Long-Felt Need Not Felt Long Enough to Overcome Obviousness
Thursday, February 24, 2022

The US Court of Appeals for the Federal Circuit upheld a finding that patents covering Narcan, a naloxone-based intranasal opioid overdose treatment, were obvious despite evidence of long-felt need. Adapt Pharma Operations Ltd. v. Teva Pharms. USA, Inc., Case No. 20-2106 (Fed. Cir. Feb. 10, 2022) (Prost, Stoll, JJ.) (Newman, J., dissenting).

In 2012, during the growing opioid crisis, the US Food & Drug Administration (FDA) identified a need for an improved intranasal naloxone treatment that could be FDA-approved and deliver the same amount of naloxone to the blood as an injectable formulation. In 2015, Adapt filed a patent application for Narcan, a method of nasally administering naloxone using about 4 mg of naloxone, benzalkonium chloride (BZK) and three other excipients. After Teva submitted an abbreviated new drug application (ANDA) to sell a generic version of Narcan, Adapt sued Teva for infringement. After a two-week bench trial, the district court determined that Adapt’s patents were obvious in view of prior art. Adapt appealed.

The Federal Circuit found no error in the district court’s conclusions that a skilled artisan would have been motivated to combine the prior art, that the prior art did not teach away from the claimed combination and that Adapt’s evidence regarding unexpected results, copying and industry skepticism was not probative of nonobviousness. The Court noted that a skilled artisan would have been motivated to improve on existing treatments because their shortcomings were well known, and the FDA had explicitly identified a need for an improved intranasal product. The claimed excipients also were separately taught in the prior art within the claimed concentration ranges. The Court agreed that a skilled artisan would have been motivated to combine these components to achieve the tonicity and pH required for a drug to be tolerable in the nose and to preserve and stabilize the formulation. While the prior art suggested that BZK causes naloxone degradation, the Court found that this did not teach away from its use because BZK was commonly used in intranasal formulations.

Turning to secondary considerations of nonobviousness, the Federal Circuit affirmed the following:

  • Narcan’s 56% increase in bioavailability was not “evidence of unexpected results” because BZK was a known permeation enhancer expected to increase bioavailability.
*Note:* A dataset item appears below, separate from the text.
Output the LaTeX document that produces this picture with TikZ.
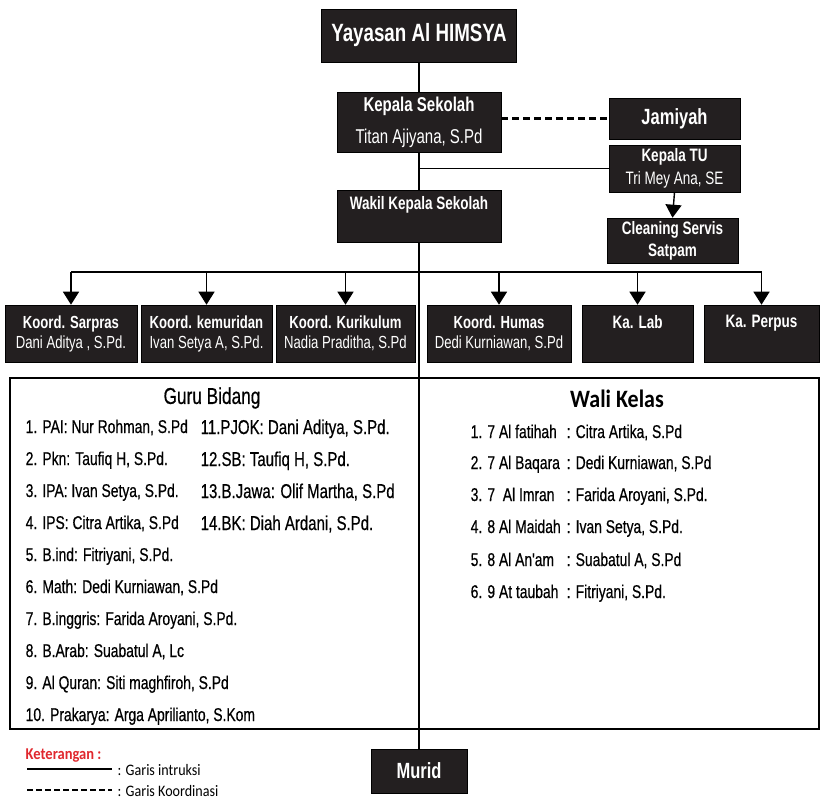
\documentclass[tikz,border=0pt]{standalone}
\usepackage{fontspec}
\setmainfont{Liberation Sans}[FakeStretch=0.75]
\newfontfamily\medfont{Liberation Sans}[FakeStretch=0.75, FakeBold=0.5]
\newfontfamily\calfont{Carlito}[FakeStretch=0.88]
\usetikzlibrary{arrows.meta}
\definecolor{boxfill}{HTML}{231F20}
\definecolor{noteRed}{HTML}{E0282E}
\newcommand{\fs}[2]{\fontsize{#1}{#2}\selectfont}
\tikzset{
  unit/.style={draw=black, line width=0.6pt, fill=boxfill, text=white, inner sep=0pt, align=center},
  item/.style={anchor=base west, inner sep=0pt, font=\medfont\fs{18.5}{22}},
  itemb/.style={anchor=base west, inner sep=0pt, font=\medfont\fs{20}{24}},
  wali/.style={anchor=base west, inner sep=0pt, font=\medfont\fs{18.5}{22}},
  note/.style={anchor=base west, inner sep=0pt, font=\calfont\fs{16}{19}},
}
\begin{document}
\begin{tikzpicture}[x=1pt, y=-1pt, line width=1.4pt, >={Triangle[width=16pt,length=13pt]}]
  \useasboundingbox (0,0) rectangle (821,801);
  %--- Top boxes
  \node[unit, minimum width=195pt, minimum height=53pt, font=\bfseries\fs{25}{30}] (yay) at (419,35.5) {Yayasan Al HIMSYA};
  \node[unit, minimum width=164pt, minimum height=60pt, font=\fs{20}{32}] (ks) at (419,122) {\textbf{Kepala Sekolah}\\Titan Ajiyana, S.Pd};
  \node[unit, minimum width=131pt, minimum height=41pt, font=\bfseries\fs{22}{26}] (jam) at (674.5,118.5) {Jamiyah};
  \node[unit, minimum width=131pt, minimum height=47pt, font=\fs{18}{23}] (tu) at (674.5,168.5) {\textbf{Kepala TU}\\Tri Mey Ana, SE};
  \node[unit, minimum width=164pt, minimum height=52pt, font=\bfseries\fs{18}{22}] (wks) at (419,216) {Wakil Kepala Sekolah\\\phantom{Ag}};
  \node[unit, minimum width=131pt, minimum height=45pt, font=\bfseries\fs{18}{22}] (cs) at (672.5,240.5) {Cleaning Servis\\Satpam};
  %--- Koordinator row
  \node[unit, minimum width=132pt, minimum height=57pt, font=\fs{17.5}{20}] (sar) at (71,333.5) {\textbf{Koord. Sarpras}\\Dani Aditya , S.Pd.};
  \node[unit, minimum width=131pt, minimum height=57pt, font=\fs{17.5}{20}] (kem) at (206.5,333.5) {\textbf{Koord. kemuridan}\\Ivan Setya A, S.Pd.};
  \node[unit, minimum width=139pt, minimum height=57pt, font=\fs{17.5}{20}] (kur) at (345.5,333.5) {\textbf{Koord. Kurikulum}\\Nadia Praditha, S.Pd};
  \node[unit, minimum width=144pt, minimum height=57pt, font=\fs{17.5}{20}] (hum) at (499,333.5) {\textbf{Koord. Humas}\\Dedi Kurniawan, S.Pd};
  \node[unit, minimum width=111pt, minimum height=57pt, font=\bfseries\fs{18}{20}] (lab) at (637.5,333.5) {Ka. Lab\\\phantom{Ag}};
  \node[unit, minimum width=115pt, minimum height=57pt, font=\bfseries\fs{18}{20}] (per) at (761.5,333.5) {Ka. Perpus\\\phantom{Ag}};
  %--- Panel and Murid
  \node[draw, line width=1.4pt, minimum width=809pt, minimum height=351pt, inner sep=0pt] (panel) at (414.5,553.5) {};
  \node[unit, minimum width=96pt, minimum height=44pt, font=\bfseries\fs{22}{26}] (murid) at (419,771) {Murid};
  %--- Lines
  \draw (yay.south) -- (ks.north);
  \draw (ks.south) -- (wks.north);
  \draw (wks.south) -- (murid.north);
  \draw[line width=2.2pt, dash pattern=on 7pt off 4pt] (jam.west -| ks.east) -- (jam.west);
  \draw (tu.west -| ks.south) -- (tu.west);
  \draw[->] (tu.south) -- (cs.north);
  \coordinate (bus) at (419,272);
  \draw (sar.north |- bus) -- (per.north |- bus);
  \draw[->] (sar.north |- bus) -- (sar.north);
  \draw[->] (kem.north |- bus) -- (kem.north);
  \draw[->] (kur.north |- bus) -- (kur.north);
  \draw[->] (hum.north |- bus) -- (hum.north);
  \draw[->] (lab.north |- bus) -- (lab.north);
  \draw[->] (per.north |- bus) -- (per.north);
  %--- Guru Bidang
  \node[inner sep=0pt, font=\medfont\fs{23}{26}] (gb) at (212,398) {Guru Bidang};
  \node[item] (g1) at (25,433) {1. PAI: Nur Rohman, S.Pd};
  \node[item] (g2) at (25,465) {2. Pkn: Taufiq H, S.Pd.};
  \node[item] (g3) at (25,497) {3. IPA: Ivan Setya, S.Pd.};
  \node[item] (g4) at (25,529) {4. IPS: Citra Artika, S.Pd};
  \node[item] (g5) at (25,561) {5. B.ind: Fitriyani, S.Pd.};
  \node[item] (g6) at (25,593) {6. Math: Dedi Kurniawan, S.Pd};
  \node[item] (g7) at (25,625) {7. B.inggris: Farida Aroyani, S.Pd.};
  \node[item] (g8) at (25,657) {8. B.Arab: Suabatul A, Lc};
  \node[item] (g9) at (25,689) {9. Al Quran: Siti maghfiroh, S.Pd};
  \node[item] (g10) at (25,721) {10. Prakarya: Arga Aprilianto, S.Kom};
  \node[itemb] (g11) at (200,434) {11.PJOK: Dani Aditya, S.Pd.};
  \node[itemb] (g12) at (200,466) {12.SB: Taufiq H, S.Pd.};
  \node[itemb] (g13) at (200,498) {13.B.Jawa: Olif Martha, S.Pd};
  \node[itemb] (g14) at (200,530) {14.BK: Diah Ardani, S.Pd.};
  %--- Wali Kelas
  \node[inner sep=0pt, font=\calfont\bfseries\fs{25}{28}] (wk) at (617,399) {Wali Kelas};
  \node[wali] (w1) at (470,438) {1. 7 Al fatihah};
  \node[wali] (w2) at (470,469) {2. 7 Al Baqara};
  \node[wali] (w3) at (470,501) {3. 7\ \ Al Imran};
  \node[wali] (w4) at (470,533) {4. 8 Al Maidah};
  \node[wali] (w5) at (470,566) {5. 8 Al An'am};
  \node[wali] (w6) at (470,598) {6. 9 At taubah};
  \node[wali] (n1) at (566,438) {: Citra Artika, S.Pd};
  \node[wali] (n2) at (566,469) {: Dedi Kurniawan, S.Pd};
  \node[wali] (n3) at (566,501) {: Farida Aroyani, S.Pd.};
  \node[wali] (n4) at (566,533) {: Ivan Setya, S.Pd.};
  \node[wali] (n5) at (566,566) {: Suabatul A, S.Pd};
  \node[wali] (n6) at (566,598) {: Fitriyani, S.Pd.};
  %--- Keterangan
  \node[note, text=noteRed, font=\calfont\bfseries\fs{16.5}{19}] (ket) at (25,759) {Keterangan :};
  \coordinate (s1) at (27,769);
  \coordinate (s2) at (112,769);
  \draw[line width=1.3pt] (s1) -- (s2);
  \node[note] (gi) at (117,775) {: Garis intruksi};
  \coordinate (d1) at (27,790);
  \coordinate (d2) at (112,790);
  \draw[line width=1.3pt, dash pattern=on 6pt off 3pt] (d1) -- (d2);
  \node[note] (gk) at (117,796) {: Garis Koordinasi};
\end{tikzpicture}
\end{document}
  • “[C]opying in the ANDA context is not probative of nonobviousness because . . . bioequivalence is required for FDA approval.”

  • The FDA’s recommendation to increase naloxone dosage in intranasal formulations negated any alleged industry skepticism regarding the higher dosage.

While the Federal Circuit found that the district court erred in finding there was no long-felt but unmet need for an effective intranasal naloxone product, the Court concluded that this error was harmless because the long-felt need began just three years before the patents’ priority date, which was not long enough to overcome the “strong case of obviousness . . . in view of the plethora of prior art.” The Court further agreed that competitors’ alleged failure to obtain FDA approval was not probative of nonobviousness and ultimately affirmed the district court’s finding of invalidity.

In her dissent, Judge Newman criticized the majority’s treatment of secondary considerations and called the district court’s reasoning “a classical example of judicial hindsight.” While the excipients were separately known in the prior art, Judge Newman argued that “the invention itself [was] the only guide to the selections from the prior art,” especially since BZK was known to cause degradation. In her view, the district court and the majority also failed to adequately consider objective indicia of nonobviousness, which guard against hindsight bias and must be evaluated “as part of the . . . prima facie case.” She explained that this objective evidence showed that Narcan had an unexpected 56% increase in bioavailability, met a long-felt need for an effective and easily administered opioid overdose treatment, and was FDA-approved and had experienced market success where others had failed. Judge Newman also admonished that “the FDA’s recognition of the need for improved treatment . . . does not render obvious every successful improvement,” and cautioned that the majority’s “misapplication of law . . . will simply become a disincentive to the search for improvements in crowded medicinal fields.”